Sunday, July 21, 2013

Sugar: Learn Why We Crave It And The Connection Between Good Nutrition And A Healthy Recovery

National Geographic is not always about lions, tigers and bears


Various NGM covers - including SUGAR

In case you didn't realize it, this year the National Geographic Society is celebrating 125 years of exploration and come this October they will celebrate the 125th anniversary of the publication of their first monthly magazine. Depending on your age you may be familiar with the magazine. Maybe your parents or grandparents had a subscription, or a neighbor, or your school...or maybe you regularly saw the current issue at your public library or a waiting room. It might surprise you to know that a yearly subscription is still only $39.  And of course, National Geographic has a wonderful informative website and an educational television channel that covers topics from history to exploration, crime, religion, drugs, war..., etc.

NGM August 2013 cover story: "Sugar: Why We Can't Resist It" 


Do you see that enticing cupcake on the NGM cover above?  You might like to know that cupcake probably contains 800 calories - it has a lot of butter in the batter and icing and let's not forget the sugar.  When our copy of the latest edition arrived we were taken in by the cupcake photograph and quickly paged to that section of the magazine...thumbing past the articles on lions, underwater secrets of Maya and painted elephants of India.

As you get to page 78, this fabulous surreal photo appears of fried dough being sprinkled with sugar ..."Sugar Love (A not so sweet story)." Here's a bit of what you can learn by just reading the photo captions:
  • Today's 12-ounce soda typically contains between 7.9 and 10 teaspoons of sugar
  • Cotton candy is nothing more than colored sugar
  • The average American eats 22.7 teaspoons of sugar per day
  • 3 tbsps. of Ketchup has 1.77 teaspoons of sugar
  • 3 Oreo cookies has 2.49 teaspoons of sugar
  • 8 ounces of low-fat fruit yogurt has 6.16 teaspoons of sugar
  • In the late 1800s cereals were presented as whole-grain health foods, by the 1920s they were evolving into sugar-coated flakes, pops and puffs
  • Americans spent $32 billion on sweets in 2011, per capita consumption was 25 pounds
The article is researched and written by Rich Cohen and the photographs are by Robert Clark. Mr. Cohen offers a rich and detailed history of sugar dating back some 10,000 years. And near the end of the article he asks: "If sugar is so bad for us, why do we crave it? The short answer is that an injection of sugar into the bloodstream stimulates the same pleasure centers of the brain that respond to heroin and cocaine. All tasty foods do this to some extent—that’s why they’re tasty!—but sugar has a sharply pronounced effect. In this sense it is literally an addictive drug."

Healthy recovery and understanding healthy nutrition...
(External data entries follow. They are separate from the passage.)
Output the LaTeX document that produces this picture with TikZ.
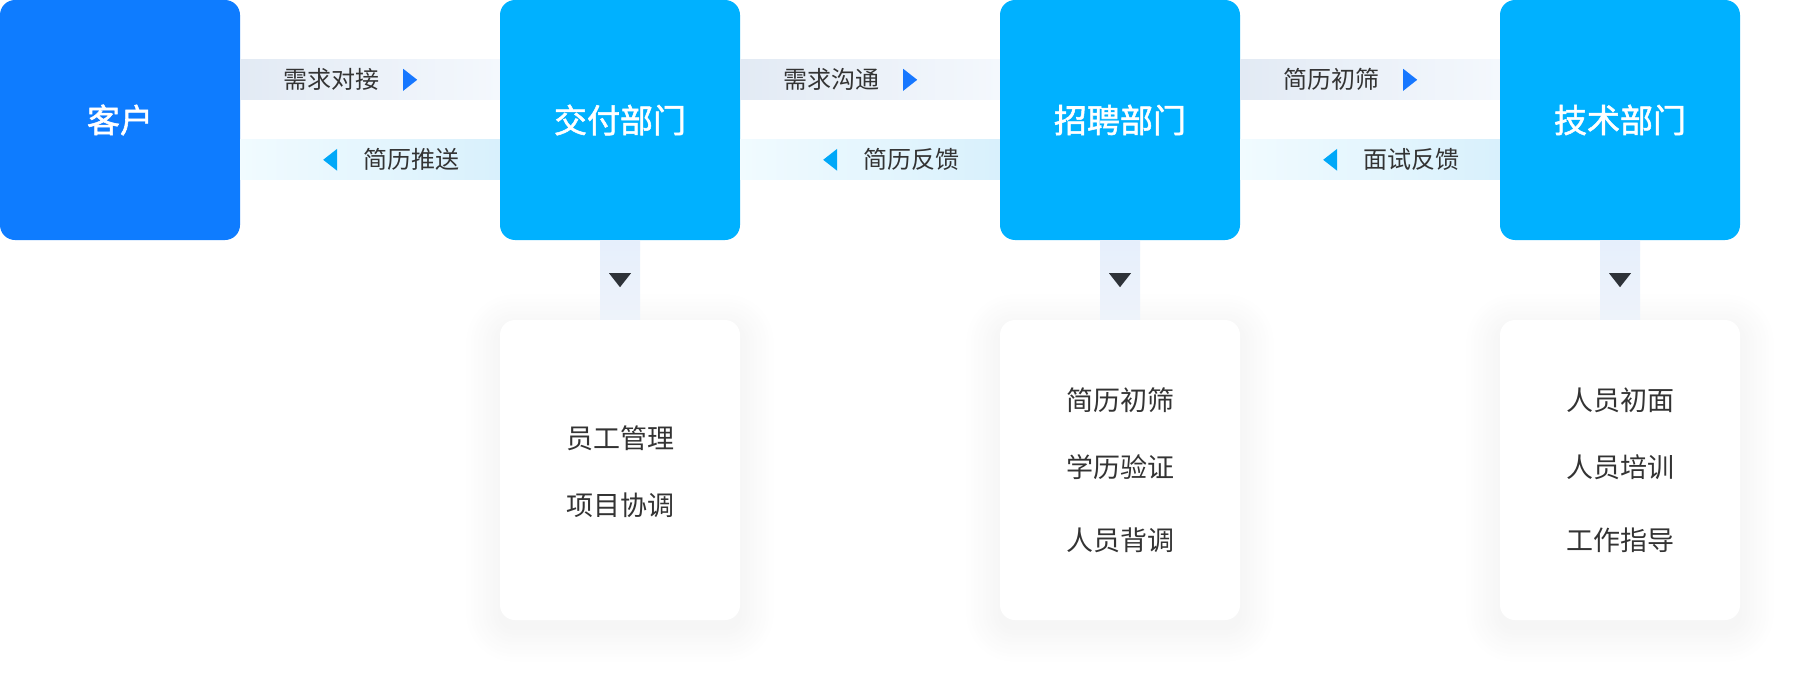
\documentclass[tikz,border=0pt]{standalone}
\usepackage{fontspec}
\setmainfont{Noto Sans CJK SC}
\newfontfamily\titlefont{Noto Sans CJK SC}[FakeBold=1.6]
\usetikzlibrary{calc}
\definecolor{bluedeep}{HTML}{0E7CFF}
\definecolor{cyanbox}{HTML}{00B1FF}
\definecolor{txt}{HTML}{333333}
\definecolor{tri}{HTML}{2E3238}
\definecolor{ub1}{HTML}{E2EAF4}
\definecolor{ub2}{HTML}{F4F8FD}
\definecolor{lb1}{HTML}{F1FBFF}
\definecolor{lb2}{HTML}{D8F0FC}
\definecolor{vb1}{HTML}{E6EFFC}
\definecolor{vb2}{HTML}{EEF3FA}
\definecolor{uparrow}{HTML}{1677FF}
\definecolor{lowarrow}{HTML}{00A8F8}
\newcommand\hband[4]{%
  \shade[left color=ub1,right color=ub2] ($(#1.north east)+(0,60)$) rectangle ($(#2.north west)+(0,100)$);
  \shade[left color=lb1,right color=lb2] ($(#1.north east)+(0,140)$) rectangle ($(#2.north west)+(0,180)$);
  \node[bandlbl, anchor=west] (#1-#2-up) at ($(#1.north east)+(43,80)$) {#3};
  \fill[uparrow] ($(#1.north east)+(163,69)$) -- ++(14,11) -- ++(-14,11) -- cycle;
  \node[bandlbl, anchor=west] (#1-#2-lo) at ($(#1.north east)+(123,160)$) {#4};
  \fill[lowarrow] ($(#1.north east)+(97,149)$) -- ++(-14,11) -- ++(14,11) -- cycle;
}
\newcommand\detshadow[1]{%
  \foreach \i in {22,21,...,1}{%
    \pgfmathsetmacro\sh{3.5*(23-\i)/22}%
    \fill[black!\sh, rounded corners=15+\i*1.5]
      ($(#1.north west)+(-\i*1.5,-\i*1.5+8)$) rectangle ($(#1.south east)+(\i*1.5,\i*1.5+8)$);
  }%
}
\newcommand\vband[2]{%
  \shade[top color=vb1, bottom color=vb2] ($(#1.south)+(-20,0)$) rectangle ($(#2.north)+(20,0)$);
  \fill[tri] ($(#1.south)+(-11,33)$) -- ++(22,0) -- ++(-11,14) -- cycle;
}
\begin{document}
\begin{tikzpicture}[x=1pt,y=-1pt,
  mainbox/.style={minimum width=240pt, minimum height=240pt, inner sep=0pt, rounded corners=15pt, text=white, font=\fontsize{33}{40}\titlefont},
  detbox/.style={minimum width=240pt, minimum height=300pt, inner sep=0pt, rounded corners=15pt, fill=white},
  bandlbl/.style={inner sep=0pt, text=txt, font=\fontsize{24}{28}\selectfont},
  detlbl/.style={inner sep=0pt, text=txt, font=\fontsize{27}{32}\selectfont}]
\useasboundingbox (0,0) rectangle (1808,688);
\fill[white] (0,0) rectangle (1808,688);
\node[mainbox, fill=bluedeep] (kh) at (120,120) {客户};
\node[mainbox, fill=cyanbox] (jf) at (620,120) {交付部门};
\node[mainbox, fill=cyanbox] (zp) at (1120,120) {招聘部门};
\node[mainbox, fill=cyanbox] (js) at (1620,120) {技术部门};
\hband{kh}{jf}{需求对接}{简历推送}
\hband{jf}{zp}{需求沟通}{简历反馈}
\hband{zp}{js}{简历初筛}{面试反馈}
\path (620,470) node[detbox] (jfd) {} (1120,470) node[detbox] (zpd) {} (1620,470) node[detbox] (jsd) {};
\detshadow{jfd}\detshadow{zpd}\detshadow{jsd}
\node[detbox] at (jfd) {};
\node[detbox] at (zpd) {};
\node[detbox] at (jsd) {};
\vband{jf}{jfd}
\vband{zp}{zpd}
\vband{js}{jsd}
\node[detlbl] (jf1) at (620,438) {员工管理};
\node[detlbl] (jf2) at (620,505) {项目协调};
\node[detlbl] (zp1) at (1120,400) {简历初筛};
\node[detlbl] (zp2) at (1120,467) {学历验证};
\node[detlbl] (zp3) at (1120,540) {人员背调};
\node[detlbl] (js1) at (1620,400) {人员初面};
\node[detlbl] (js2) at (1620,467) {人员培训};
\node[detlbl] (js3) at (1620,540) {工作指导};
\end{tikzpicture}
\end{document}
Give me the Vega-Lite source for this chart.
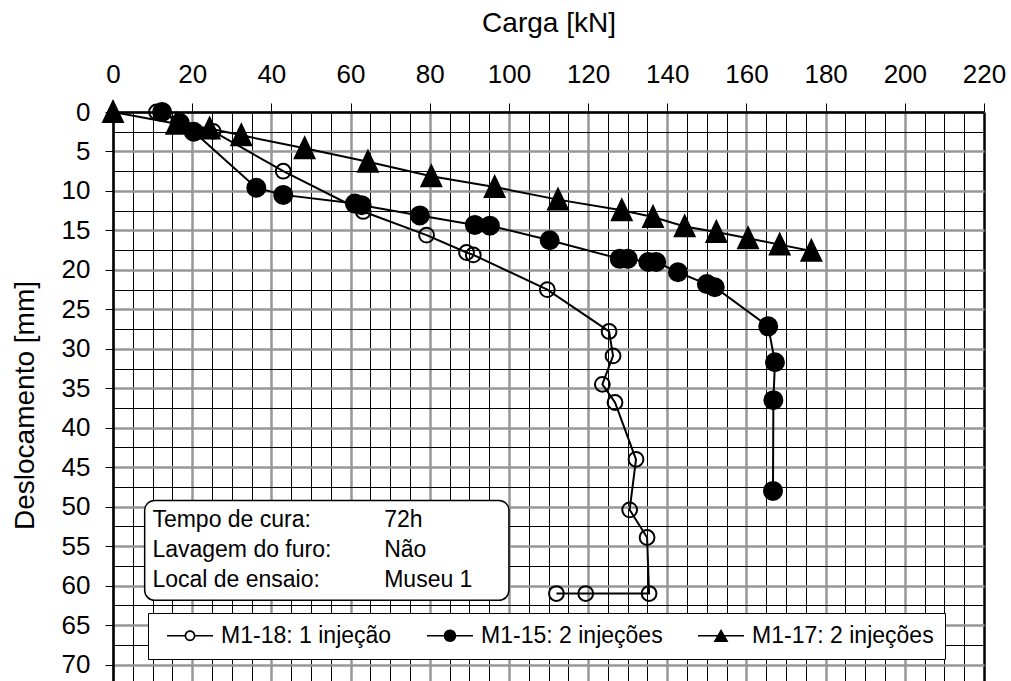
{
  "$schema": "https://vega.github.io/schema/vega-lite/v6.json",
  "autosize": "none",
  "width": 871,
  "height": 569,
  "padding": {"left": 113, "top": 112, "right": 27, "bottom": 0},
  "config": {
    "font": "Liberation Sans",
    "view": {"stroke": null},
    "axis": {
      "labelColor": "black", "titleColor": "black", "domainColor": "black", "domainWidth": 2.5,
      "tickWidth": 1, "labelFontSize": 26, "titleFontSize": 28,
      "titleFontWeight": "normal", "labelFont": "Liberation Sans", "titleFont": "Liberation Sans",
      "grid": true, "labelOverlap": false, "labelFlush": false, "gridOpacity": 1
    },
    "legend": {
      "labelFont": "Liberation Sans", "labelFontSize": 23, "labelColor": "black", "labelLimit": 0,
      "symbolOpacity": 1
    }
  },
  "datasets": {
    "pts": [
      {"s": "M1-18: 1 injeção", "i": 1, "x": 11.0, "y": 0},
      {"s": "M1-18: 1 injeção", "i": 2, "x": 25.3, "y": 2.45},
      {"s": "M1-18: 1 injeção", "i": 3, "x": 43.0, "y": 7.5},
      {"s": "M1-18: 1 injeção", "i": 4, "x": 63.2, "y": 12.6},
      {"s": "M1-18: 1 injeção", "i": 5, "x": 79.2, "y": 15.6},
      {"s": "M1-18: 1 injeção", "i": 6, "x": 89.3, "y": 17.8},
      {"s": "M1-18: 1 injeção", "i": 7, "x": 91.0, "y": 18.1},
      {"s": "M1-18: 1 injeção", "i": 8, "x": 109.7, "y": 22.5},
      {"s": "M1-18: 1 injeção", "i": 9, "x": 125.3, "y": 27.8},
      {"s": "M1-18: 1 injeção", "i": 10, "x": 126.3, "y": 30.9},
      {"s": "M1-18: 1 injeção", "i": 11, "x": 123.6, "y": 34.5},
      {"s": "M1-18: 1 injeção", "i": 12, "x": 126.8, "y": 36.8},
      {"s": "M1-18: 1 injeção", "i": 13, "x": 132.1, "y": 44.0},
      {"s": "M1-18: 1 injeção", "i": 14, "x": 130.5, "y": 50.4},
      {"s": "M1-18: 1 injeção", "i": 15, "x": 134.9, "y": 53.9},
      {"s": "M1-18: 1 injeção", "i": 16, "x": 135.4, "y": 61.0},
      {"s": "M1-18: 1 injeção", "i": 17, "x": 119.4, "y": 61.0},
      {"s": "M1-18: 1 injeção", "i": 18, "x": 112.0, "y": 61.0},
      {"s": "M1-15: 2 injeções", "i": 1, "x": 12.4, "y": 0},
      {"s": "M1-15: 2 injeções", "i": 2, "x": 16.9, "y": 1.4},
      {"s": "M1-15: 2 injeções", "i": 3, "x": 20.4, "y": 2.5},
      {"s": "M1-15: 2 injeções", "i": 4, "x": 36.2, "y": 9.6},
      {"s": "M1-15: 2 injeções", "i": 5, "x": 43.0, "y": 10.5},
      {"s": "M1-15: 2 injeções", "i": 6, "x": 61.1, "y": 11.6},
      {"s": "M1-15: 2 injeções", "i": 7, "x": 62.8, "y": 11.8},
      {"s": "M1-15: 2 injeções", "i": 8, "x": 77.5, "y": 13.1},
      {"s": "M1-15: 2 injeções", "i": 9, "x": 91.4, "y": 14.3},
      {"s": "M1-15: 2 injeções", "i": 10, "x": 95.2, "y": 14.4},
      {"s": "M1-15: 2 injeções", "i": 11, "x": 110.3, "y": 16.25},
      {"s": "M1-15: 2 injeções", "i": 12, "x": 128.0, "y": 18.6},
      {"s": "M1-15: 2 injeções", "i": 13, "x": 130.0, "y": 18.6},
      {"s": "M1-15: 2 injeções", "i": 14, "x": 135.2, "y": 19.0},
      {"s": "M1-15: 2 injeções", "i": 15, "x": 137.2, "y": 19.0},
      {"s": "M1-15: 2 injeções", "i": 16, "x": 142.7, "y": 20.3},
      {"s": "M1-15: 2 injeções", "i": 17, "x": 150.0, "y": 21.8},
      {"s": "M1-15: 2 injeções", "i": 18, "x": 152.0, "y": 22.2},
      {"s": "M1-15: 2 injeções", "i": 19, "x": 165.5, "y": 27.15},
      {"s": "M1-15: 2 injeções", "i": 20, "x": 167.2, "y": 31.7},
      {"s": "M1-15: 2 injeções", "i": 21, "x": 166.8, "y": 36.5},
      {"s": "M1-15: 2 injeções", "i": 22, "x": 166.7, "y": 48.0},
      {"s": "M1-17: 2 injeções", "i": 1, "x": 0, "y": 0},
      {"s": "M1-17: 2 injeções", "i": 2, "x": 16.0, "y": 1.5},
      {"s": "M1-17: 2 injeções", "i": 3, "x": 24.4, "y": 2.1},
      {"s": "M1-17: 2 injeções", "i": 4, "x": 32.4, "y": 2.95},
      {"s": "M1-17: 2 injeções", "i": 5, "x": 48.4, "y": 4.6},
      {"s": "M1-17: 2 injeções", "i": 6, "x": 64.4, "y": 6.3},
      {"s": "M1-17: 2 injeções", "i": 7, "x": 80.4, "y": 8.15},
      {"s": "M1-17: 2 injeções", "i": 8, "x": 96.4, "y": 9.5},
      {"s": "M1-17: 2 injeções", "i": 9, "x": 112.4, "y": 11.1},
      {"s": "M1-17: 2 injeções", "i": 10, "x": 128.5, "y": 12.45},
      {"s": "M1-17: 2 injeções", "i": 11, "x": 136.4, "y": 13.3},
      {"s": "M1-17: 2 injeções", "i": 12, "x": 144.4, "y": 14.5},
      {"s": "M1-17: 2 injeções", "i": 13, "x": 152.4, "y": 15.2},
      {"s": "M1-17: 2 injeções", "i": 14, "x": 160.4, "y": 16.0},
      {"s": "M1-17: 2 injeções", "i": 15, "x": 168.4, "y": 16.8},
      {"s": "M1-17: 2 injeções", "i": 16, "x": 176.4, "y": 17.6}
    ]
  },
  "layer": [
    {
      "data": {"name": "pts"},
      "mark": {"type": "line", "color": "black", "strokeWidth": 2},
      "encoding": {
        "x": {
          "field": "x", "type": "quantitative",
          "scale": {"domain": [0, 220], "nice": false, "zero": false},
          "axis": {
            "orient": "top", "title": "Carga [kN]", "tickCount": 200, "format": "d",
            "values": [0,5,10,15,20,25,30,35,40,45,50,55,60,65,70,75,80,85,90,95,100,105,110,115,120,125,130,135,140,145,150,155,160,165,170,175,180,185,190,195,200,205,210,215,220],
            "labelExpr": "datum.value % 20 === 0 ? datum.label : ''",
            "gridColor": {"condition": {"test": "datum.value % 20 === 0 && datum.value < 220", "value": "#979797"}, "value": "black"},
            "gridWidth": {"condition": {"test": "datum.value % 20 === 0", "value": 2.5}, "value": 1},
            "tickColor": {"condition": {"test": "datum.value % 20 === 0", "value": "black"}, "value": "transparent"},
            "tickSize": 9, "labelPadding": 20.7, "labelBaseline": "alphabetic",
            "titleBaseline": "alphabetic", "titleY": -81
          }
        },
        "y": {
          "field": "y", "type": "quantitative",
          "scale": {"domain": [0, 72.08], "reverse": true, "nice": false, "zero": false},
          "axis": {
            "title": "Deslocamento [mm]", "tickCount": 200, "format": "d",
            "values": [0,2.5,5,7.5,10,12.5,15,17.5,20,22.5,25,27.5,30,32.5,35,37.5,40,42.5,45,47.5,50,52.5,55,57.5,60,62.5,65,67.5,70],
            "labelExpr": "datum.value % 5 === 0 ? datum.label : ''",
            "gridColor": {"condition": {"test": "datum.value % 5 === 0", "value": "#979797"}, "value": "black"},
            "gridWidth": {"condition": {"test": "datum.value % 5 === 0", "value": 2.5}, "value": 1},
            "tickColor": {"condition": {"test": "datum.value % 5 === 0", "value": "black"}, "value": "transparent"},
            "tickSize": 8, "labelPadding": 15,
            "titleBaseline": "alphabetic", "titleX": -80, "titleY": 293
          }
        },
        "detail": {"field": "s", "type": "nominal"},
        "order": {"field": "i", "type": "quantitative"}
      }
    },
    {
      "data": {"name": "pts"},
      "transform": [{"filter": "datum.s == 'M1-18: 1 injeção'"}],
      "mark": {"type": "point", "shape": "circle", "size": 219, "fill": "transparent", "stroke": "black", "strokeWidth": 2, "opacity": 1},
      "encoding": {
        "x": {"field": "x", "type": "quantitative"},
        "y": {"field": "y", "type": "quantitative"}
      }
    },
    {
      "data": {"name": "pts"},
      "transform": [{"filter": "datum.s == 'M1-15: 2 injeções'"}],
      "mark": {"type": "point", "shape": "circle", "size": 324, "fill": "black", "stroke": "black", "strokeWidth": 2, "opacity": 1},
      "encoding": {
        "x": {"field": "x", "type": "quantitative"},
        "y": {"field": "y", "type": "quantitative"}
      }
    },
    {
      "data": {"name": "pts"},
      "transform": [{"filter": "datum.s == 'M1-17: 2 injeções'"}],
      "mark": {"type": "point", "shape": "M0,-1.2L1.1,1.1L-1.1,1.1Z", "size": 324, "fill": "black", "stroke": "black", "strokeWidth": 2, "opacity": 1},
      "encoding": {
        "x": {"field": "x", "type": "quantitative"},
        "y": {"field": "y", "type": "quantitative"}
      }
    },
    {
      "data": {"name": "pts"},
      "transform": [{"filter": "false"}],
      "mark": {"type": "point", "size": 144, "opacity": 1, "filled": true, "color": "black"},
      "encoding": {
        "x": {"field": "x", "type": "quantitative"},
        "y": {"field": "y", "type": "quantitative"},
        "shape": {
          "field": "s", "type": "nominal",
          "scale": {
            "domain": ["M1-18: 1 injeção", "M1-15: 2 injeções", "M1-17: 2 injeções"],
            "range": [
              "M-4.6,-0.167H-0.9V0.167H-4.6Z M0.9,-0.167H4.6V0.167H0.9Z M1.083,0C1.083,0.598 0.598,1.083 0,1.083C-0.598,1.083 -1.083,0.598 -1.083,0C-1.083,-0.598 -0.598,-1.083 0,-1.083C0.598,-1.083 1.083,-0.598 1.083,0Z M0.75,0C0.75,-0.414 0.414,-0.75 0,-0.75C-0.414,-0.75 -0.75,-0.414 -0.75,0C-0.75,0.414 -0.414,0.75 0,0.75C0.414,0.75 0.75,0.414 0.75,0Z",
              "M-4.6,-0.167H4.6V0.167H-4.6Z M1.25,0C1.25,0.69 0.69,1.25 0,1.25C-0.69,1.25 -1.25,0.69 -1.25,0C-1.25,-0.69 -0.69,-1.25 0,-1.25C0.69,-1.25 1.25,-0.69 1.25,0Z",
              "M-4.6,-0.167H4.6V0.167H-4.6Z M0,-1.35L1.5,1.25L-1.5,1.25Z"
            ]
          },
          "legend": {
            "orient": "none", "legendX": 35, "legendY": 501, "direction": "horizontal", "title": null,
            "fillColor": "white", "strokeColor": "black", "padding": 11,
            "columnPadding": 27, "symbolOffset": 19.5, "labelOffset": 19.6,
            "symbolFillColor": "black", "symbolStrokeColor": "transparent"
          }
        }
      }
    },
    {
      "data": {"values": [{"box": "info"}]},
      "mark": {"type": "rect", "fill": "white", "stroke": "black", "strokeWidth": 1.5, "cornerRadius": 10},
      "encoding": {
        "x": {"datum": 8.0},
        "x2": {"datum": 100.0},
        "y": {"datum": 49.2},
        "y2": {"datum": 61.86}
      }
    },
    {
      "data": {"values": [{"box": "info"}]},
      "mark": {"type": "text", "align": "left", "baseline": "alphabetic", "fontSize": 23, "lineHeight": 30, "color": "black", "font": "Liberation Sans"},
      "encoding": {
        "x": {"datum": 9.95},
        "y": {"datum": 52.55},
        "text": {"value": ["Tempo de cura:", "Lavagem do furo:", "Local de ensaio:"]}
      }
    },
    {
      "data": {"values": [{"box": "info"}]},
      "mark": {"type": "text", "align": "left", "baseline": "alphabetic", "fontSize": 23, "lineHeight": 30, "color": "black", "font": "Liberation Sans"},
      "encoding": {
        "x": {"datum": 68.5},
        "y": {"datum": 52.55},
        "text": {"value": ["72h", "Não", "Museu 1"]}
      }
    }
  ]
}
Good nutrition is an important, though often overlooked, component of a healthy recovery from addictions and mood disorders. At Cottonwood, our behavioral health dieticians work with patients in developing nutritional plans that ensure that they will have sufficient amounts of the right nutrients to promote clear thinking and a stable, happy and confident mood. Our nutritionists also collaborate with Cottonwood chefs and culinary staff to create a menu that supports the neurobiological needs of all of our patients. We believe that a good recovery nutrition plan should be individualized and flexible. This is important because each Cottonwood patient has different taste preferences, food traditions, and metabolic biology. To achieve long-term success, our recovery nutrition plans take into consideration, not only the science of nutrition, but also each patient’s individual life style and nutritional preferences.

Though an individualized approach is important, it’s also necessary to bring consistency and balance to eating. At Cottonwood, consistency and balance are the watchwords for nutrition in recovery, an approach that works well for both men and women. In our Arizona drug rehab, we advocate that those recovering from substance addictions and mood disorders eat three or more smaller meals a day; each meal comprised of an optimal mix of carbohydrate, protein and fat. We know that eating in a balanced way helps keep blood sugar stable, and results in a steady supply of energy, improved focus and concentration, a more stable mood and decreased cravings for sugar, refined carbohydrates and other chemicals that can undermine the brain’s ability to produce a stable, happy mood.

Over the years we have often talked about the importance of good nutrition and recovery.  And it so happens when we saw the National Geographic cover story we just couldn't resist sharing this with our readers.

P.S. For the record, today is National Ice Cream Day!